<<<<

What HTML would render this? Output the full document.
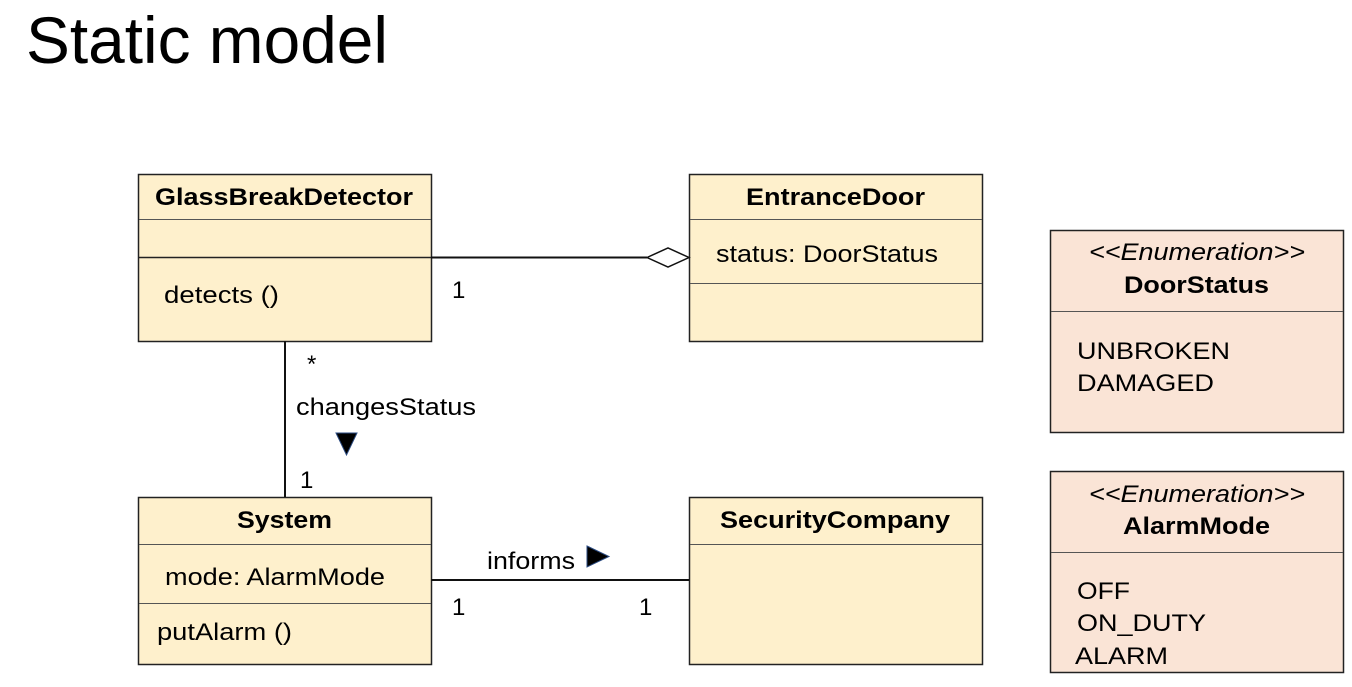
<!DOCTYPE html>
<html><head><meta charset="utf-8"><style>
html,body{margin:0;padding:0;background:#fff;}
svg{display:block;}
text{font-family:"Liberation Sans",Arial,sans-serif;fill:#000;}
</style></head><body>
<svg width="1352" height="687" viewBox="0 0 1352 687" xmlns="http://www.w3.org/2000/svg">
<text x="26" y="63" font-size="66" textLength="362" lengthAdjust="spacingAndGlyphs">Static model</text>

<g stroke="#222" stroke-width="1.5" fill="#FEF0CC">
<rect x="138.5" y="174.5" width="293" height="167"/>
<rect x="689.5" y="174.5" width="293" height="167"/>
<rect x="138.5" y="497.5" width="293" height="167"/>
<rect x="689.5" y="497.5" width="293" height="167"/>
</g>
<g stroke="#222" stroke-width="1.5" fill="#FAE4D6">
<rect x="1050.5" y="230.5" width="293" height="202"/>
<rect x="1050.5" y="471.5" width="293" height="201"/>
</g>
<g stroke="#555" stroke-width="1">
<line x1="139" y1="219.5" x2="431" y2="219.5"/>
<line x1="139" y1="257.5" x2="431" y2="257.5" stroke="#222" stroke-width="1.5"/>
<line x1="690" y1="219.5" x2="982" y2="219.5"/>
<line x1="690" y1="283.5" x2="982" y2="283.5"/>
<line x1="139" y1="544.5" x2="431" y2="544.5"/>
<line x1="139" y1="603.5" x2="431" y2="603.5"/>
<line x1="690" y1="544.5" x2="982" y2="544.5"/>
<line x1="1051" y1="311.5" x2="1343" y2="311.5"/>
<line x1="1051" y1="552.5" x2="1343" y2="552.5"/>
</g>

<g stroke="#111" stroke-width="2" fill="none">
<line x1="431" y1="257.5" x2="647" y2="257.5"/>
<line x1="285" y1="341" x2="285" y2="497"/>
<line x1="431" y1="580" x2="689" y2="580"/>
</g>
<polygon points="647,257.5 668,248 689,257.5 668,267" fill="#fff" stroke="#111" stroke-width="1.5"/>
<polygon points="336,433 357,433 346.5,455" fill="#000" stroke="#2a4a80" stroke-width="1"/>
<polygon points="587,546 609,556.5 587,567" fill="#000" stroke="#2a4a80" stroke-width="1"/>

<g font-size="24" lengthAdjust="spacingAndGlyphs">
<text x="155" y="205" font-weight="bold" textLength="258" lengthAdjust="spacingAndGlyphs">GlassBreakDetector</text>
<text x="164" y="303" textLength="115" lengthAdjust="spacingAndGlyphs">detects ()</text>
<text x="746" y="205" font-weight="bold" textLength="179" lengthAdjust="spacingAndGlyphs">EntranceDoor</text>
<text x="716" y="262" textLength="222" lengthAdjust="spacingAndGlyphs">status: DoorStatus</text>
<text x="237" y="528" font-weight="bold" textLength="95" lengthAdjust="spacingAndGlyphs">System</text>
<text x="165" y="585" textLength="220" lengthAdjust="spacingAndGlyphs">mode: AlarmMode</text>
<text x="157" y="640" textLength="135" lengthAdjust="spacingAndGlyphs">putAlarm ()</text>
<text x="720" y="528" font-weight="bold" textLength="230" lengthAdjust="spacingAndGlyphs">SecurityCompany</text>
<text x="1089" y="260" font-style="italic" textLength="216" lengthAdjust="spacingAndGlyphs">&lt;&lt;Enumeration&gt;&gt;</text>
<text x="1124" y="293" font-weight="bold" textLength="145" lengthAdjust="spacingAndGlyphs">DoorStatus</text>
<text x="1077" y="359" textLength="153" lengthAdjust="spacingAndGlyphs">UNBROKEN</text>
<text x="1077" y="391" textLength="137" lengthAdjust="spacingAndGlyphs">DAMAGED</text>
<text x="1089" y="502" font-style="italic" textLength="216" lengthAdjust="spacingAndGlyphs">&lt;&lt;Enumeration&gt;&gt;</text>
<text x="1123" y="534" font-weight="bold" textLength="147" lengthAdjust="spacingAndGlyphs">AlarmMode</text>
<text x="1077" y="599" textLength="53" lengthAdjust="spacingAndGlyphs">OFF</text>
<text x="1077" y="631" textLength="129" lengthAdjust="spacingAndGlyphs">ON_DUTY</text>
<text x="1075" y="664" textLength="93" lengthAdjust="spacingAndGlyphs">ALARM</text>
<text x="452" y="298">1</text>
<text x="307" y="372">*</text>
<text x="296" y="415" textLength="180" lengthAdjust="spacingAndGlyphs">changesStatus</text>
<text x="300" y="488">1</text>
<text x="487" y="569" textLength="88" lengthAdjust="spacingAndGlyphs">informs</text>
<text x="452" y="615">1</text>
<text x="639" y="615">1</text>
</g>
</svg>
</body></html>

>>>>

The request:
Transcribe the preceding listing in its entirety and with exact wording, leaving out pictures.

The completed task:
What HTML would render this? Output the full document.
<!DOCTYPE html>
<html><head><meta charset="utf-8"><style>
html,body{margin:0;padding:0;background:#fff;}
svg{display:block;}
text{font-family:"Liberation Sans",Arial,sans-serif;fill:#000;}
</style></head><body>
<svg width="1352" height="687" viewBox="0 0 1352 687" xmlns="http://www.w3.org/2000/svg">
<text x="26" y="63" font-size="66" textLength="362" lengthAdjust="spacingAndGlyphs">Static model</text>

<g stroke="#222" stroke-width="1.5" fill="#FEF0CC">
<rect x="138.5" y="174.5" width="293" height="167"/>
<rect x="689.5" y="174.5" width="293" height="167"/>
<rect x="138.5" y="497.5" width="293" height="167"/>
<rect x="689.5" y="497.5" width="293" height="167"/>
</g>
<g stroke="#222" stroke-width="1.5" fill="#FAE4D6">
<rect x="1050.5" y="230.5" width="293" height="202"/>
<rect x="1050.5" y="471.5" width="293" height="201"/>
</g>
<g stroke="#555" stroke-width="1">
<line x1="139" y1="219.5" x2="431" y2="219.5"/>
<line x1="139" y1="257.5" x2="431" y2="257.5" stroke="#222" stroke-width="1.5"/>
<line x1="690" y1="219.5" x2="982" y2="219.5"/>
<line x1="690" y1="283.5" x2="982" y2="283.5"/>
<line x1="139" y1="544.5" x2="431" y2="544.5"/>
<line x1="139" y1="603.5" x2="431" y2="603.5"/>
<line x1="690" y1="544.5" x2="982" y2="544.5"/>
<line x1="1051" y1="311.5" x2="1343" y2="311.5"/>
<line x1="1051" y1="552.5" x2="1343" y2="552.5"/>
</g>

<g stroke="#111" stroke-width="2" fill="none">
<line x1="431" y1="257.5" x2="647" y2="257.5"/>
<line x1="285" y1="341" x2="285" y2="497"/>
<line x1="431" y1="580" x2="689" y2="580"/>
</g>
<polygon points="647,257.5 668,248 689,257.5 668,267" fill="#fff" stroke="#111" stroke-width="1.5"/>
<polygon points="336,433 357,433 346.5,455" fill="#000" stroke="#2a4a80" stroke-width="1"/>
<polygon points="587,546 609,556.5 587,567" fill="#000" stroke="#2a4a80" stroke-width="1"/>

<g font-size="24" lengthAdjust="spacingAndGlyphs">
<text x="155" y="205" font-weight="bold" textLength="258" lengthAdjust="spacingAndGlyphs">GlassBreakDetector</text>
<text x="164" y="303" textLength="115" lengthAdjust="spacingAndGlyphs">detects ()</text>
<text x="746" y="205" font-weight="bold" textLength="179" lengthAdjust="spacingAndGlyphs">EntranceDoor</text>
<text x="716" y="262" textLength="222" lengthAdjust="spacingAndGlyphs">status: DoorStatus</text>
<text x="237" y="528" font-weight="bold" textLength="95" lengthAdjust="spacingAndGlyphs">System</text>
<text x="165" y="585" textLength="220" lengthAdjust="spacingAndGlyphs">mode: AlarmMode</text>
<text x="157" y="640" textLength="135" lengthAdjust="spacingAndGlyphs">putAlarm ()</text>
<text x="720" y="528" font-weight="bold" textLength="230" lengthAdjust="spacingAndGlyphs">SecurityCompany</text>
<text x="1089" y="260" font-style="italic" textLength="216" lengthAdjust="spacingAndGlyphs">&lt;&lt;Enumeration&gt;&gt;</text>
<text x="1124" y="293" font-weight="bold" textLength="145" lengthAdjust="spacingAndGlyphs">DoorStatus</text>
<text x="1077" y="359" textLength="153" lengthAdjust="spacingAndGlyphs">UNBROKEN</text>
<text x="1077" y="391" textLength="137" lengthAdjust="spacingAndGlyphs">DAMAGED</text>
<text x="1089" y="502" font-style="italic" textLength="216" lengthAdjust="spacingAndGlyphs">&lt;&lt;Enumeration&gt;&gt;</text>
<text x="1123" y="534" font-weight="bold" textLength="147" lengthAdjust="spacingAndGlyphs">AlarmMode</text>
<text x="1077" y="599" textLength="53" lengthAdjust="spacingAndGlyphs">OFF</text>
<text x="1077" y="631" textLength="129" lengthAdjust="spacingAndGlyphs">ON_DUTY</text>
<text x="1075" y="664" textLength="93" lengthAdjust="spacingAndGlyphs">ALARM</text>
<text x="452" y="298">1</text>
<text x="307" y="372">*</text>
<text x="296" y="415" textLength="180" lengthAdjust="spacingAndGlyphs">changesStatus</text>
<text x="300" y="488">1</text>
<text x="487" y="569" textLength="88" lengthAdjust="spacingAndGlyphs">informs</text>
<text x="452" y="615">1</text>
<text x="639" y="615">1</text>
</g>
</svg>
</body></html>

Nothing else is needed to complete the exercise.